Set exercise:
Return each line of the listing below, unchanged, and omit the images.

# Start of Stored data

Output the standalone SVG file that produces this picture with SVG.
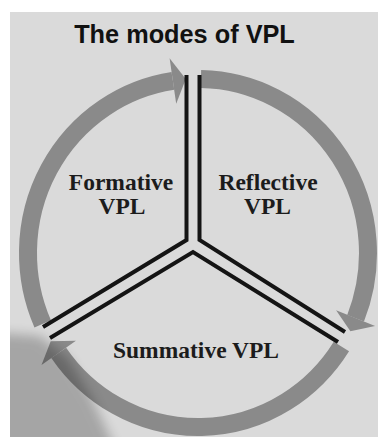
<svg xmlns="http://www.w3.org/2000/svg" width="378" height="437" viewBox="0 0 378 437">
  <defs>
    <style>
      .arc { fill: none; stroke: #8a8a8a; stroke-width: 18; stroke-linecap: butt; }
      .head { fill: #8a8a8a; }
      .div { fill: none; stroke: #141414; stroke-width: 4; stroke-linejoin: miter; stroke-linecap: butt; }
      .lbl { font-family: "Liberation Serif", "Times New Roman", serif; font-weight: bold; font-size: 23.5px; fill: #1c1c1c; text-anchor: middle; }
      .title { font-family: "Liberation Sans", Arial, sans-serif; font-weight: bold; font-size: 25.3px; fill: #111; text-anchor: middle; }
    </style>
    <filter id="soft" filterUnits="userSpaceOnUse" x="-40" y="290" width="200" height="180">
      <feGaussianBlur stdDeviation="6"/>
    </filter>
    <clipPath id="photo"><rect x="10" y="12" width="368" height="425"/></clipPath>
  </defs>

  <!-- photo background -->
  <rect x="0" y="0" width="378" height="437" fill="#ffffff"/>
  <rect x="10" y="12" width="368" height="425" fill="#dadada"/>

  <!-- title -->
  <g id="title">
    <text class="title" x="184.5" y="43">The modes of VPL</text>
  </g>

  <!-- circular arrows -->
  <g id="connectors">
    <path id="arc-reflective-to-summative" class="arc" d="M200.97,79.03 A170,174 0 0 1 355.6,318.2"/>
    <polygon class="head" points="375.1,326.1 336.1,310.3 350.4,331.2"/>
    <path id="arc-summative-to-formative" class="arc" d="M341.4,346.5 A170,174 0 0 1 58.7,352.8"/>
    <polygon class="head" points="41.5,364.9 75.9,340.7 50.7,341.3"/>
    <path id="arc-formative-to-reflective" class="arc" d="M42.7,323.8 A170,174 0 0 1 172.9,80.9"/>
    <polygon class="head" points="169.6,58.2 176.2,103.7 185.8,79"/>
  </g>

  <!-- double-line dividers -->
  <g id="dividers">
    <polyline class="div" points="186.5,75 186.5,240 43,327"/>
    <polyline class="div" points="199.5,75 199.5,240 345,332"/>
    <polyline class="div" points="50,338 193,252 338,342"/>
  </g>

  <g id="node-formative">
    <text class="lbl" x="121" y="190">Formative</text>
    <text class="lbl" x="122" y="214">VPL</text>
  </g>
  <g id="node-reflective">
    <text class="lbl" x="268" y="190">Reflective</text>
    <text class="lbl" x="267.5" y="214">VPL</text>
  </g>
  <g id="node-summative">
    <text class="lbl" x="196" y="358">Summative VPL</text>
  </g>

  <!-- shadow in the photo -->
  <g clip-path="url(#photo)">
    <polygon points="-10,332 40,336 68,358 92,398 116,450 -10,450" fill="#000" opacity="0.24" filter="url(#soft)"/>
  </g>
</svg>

# End of Stored data

Solution to this problem:
Output the standalone SVG file that produces this picture with SVG.
<svg xmlns="http://www.w3.org/2000/svg" width="378" height="437" viewBox="0 0 378 437">
  <defs>
    <style>
      .arc { fill: none; stroke: #8a8a8a; stroke-width: 18; stroke-linecap: butt; }
      .head { fill: #8a8a8a; }
      .div { fill: none; stroke: #141414; stroke-width: 4; stroke-linejoin: miter; stroke-linecap: butt; }
      .lbl { font-family: "Liberation Serif", "Times New Roman", serif; font-weight: bold; font-size: 23.5px; fill: #1c1c1c; text-anchor: middle; }
      .title { font-family: "Liberation Sans", Arial, sans-serif; font-weight: bold; font-size: 25.3px; fill: #111; text-anchor: middle; }
    </style>
    <filter id="soft" filterUnits="userSpaceOnUse" x="-40" y="290" width="200" height="180">
      <feGaussianBlur stdDeviation="6"/>
    </filter>
    <clipPath id="photo"><rect x="10" y="12" width="368" height="425"/></clipPath>
  </defs>

  <!-- photo background -->
  <rect x="0" y="0" width="378" height="437" fill="#ffffff"/>
  <rect x="10" y="12" width="368" height="425" fill="#dadada"/>

  <!-- title -->
  <g id="title">
    <text class="title" x="184.5" y="43">The modes of VPL</text>
  </g>

  <!-- circular arrows -->
  <g id="connectors">
    <path id="arc-reflective-to-summative" class="arc" d="M200.97,79.03 A170,174 0 0 1 355.6,318.2"/>
    <polygon class="head" points="375.1,326.1 336.1,310.3 350.4,331.2"/>
    <path id="arc-summative-to-formative" class="arc" d="M341.4,346.5 A170,174 0 0 1 58.7,352.8"/>
    <polygon class="head" points="41.5,364.9 75.9,340.7 50.7,341.3"/>
    <path id="arc-formative-to-reflective" class="arc" d="M42.7,323.8 A170,174 0 0 1 172.9,80.9"/>
    <polygon class="head" points="169.6,58.2 176.2,103.7 185.8,79"/>
  </g>

  <!-- double-line dividers -->
  <g id="dividers">
    <polyline class="div" points="186.5,75 186.5,240 43,327"/>
    <polyline class="div" points="199.5,75 199.5,240 345,332"/>
    <polyline class="div" points="50,338 193,252 338,342"/>
  </g>

  <g id="node-formative">
    <text class="lbl" x="121" y="190">Formative</text>
    <text class="lbl" x="122" y="214">VPL</text>
  </g>
  <g id="node-reflective">
    <text class="lbl" x="268" y="190">Reflective</text>
    <text class="lbl" x="267.5" y="214">VPL</text>
  </g>
  <g id="node-summative">
    <text class="lbl" x="196" y="358">Summative VPL</text>
  </g>

  <!-- shadow in the photo -->
  <g clip-path="url(#photo)">
    <polygon points="-10,332 40,336 68,358 92,398 116,450 -10,450" fill="#000" opacity="0.24" filter="url(#soft)"/>
  </g>
</svg>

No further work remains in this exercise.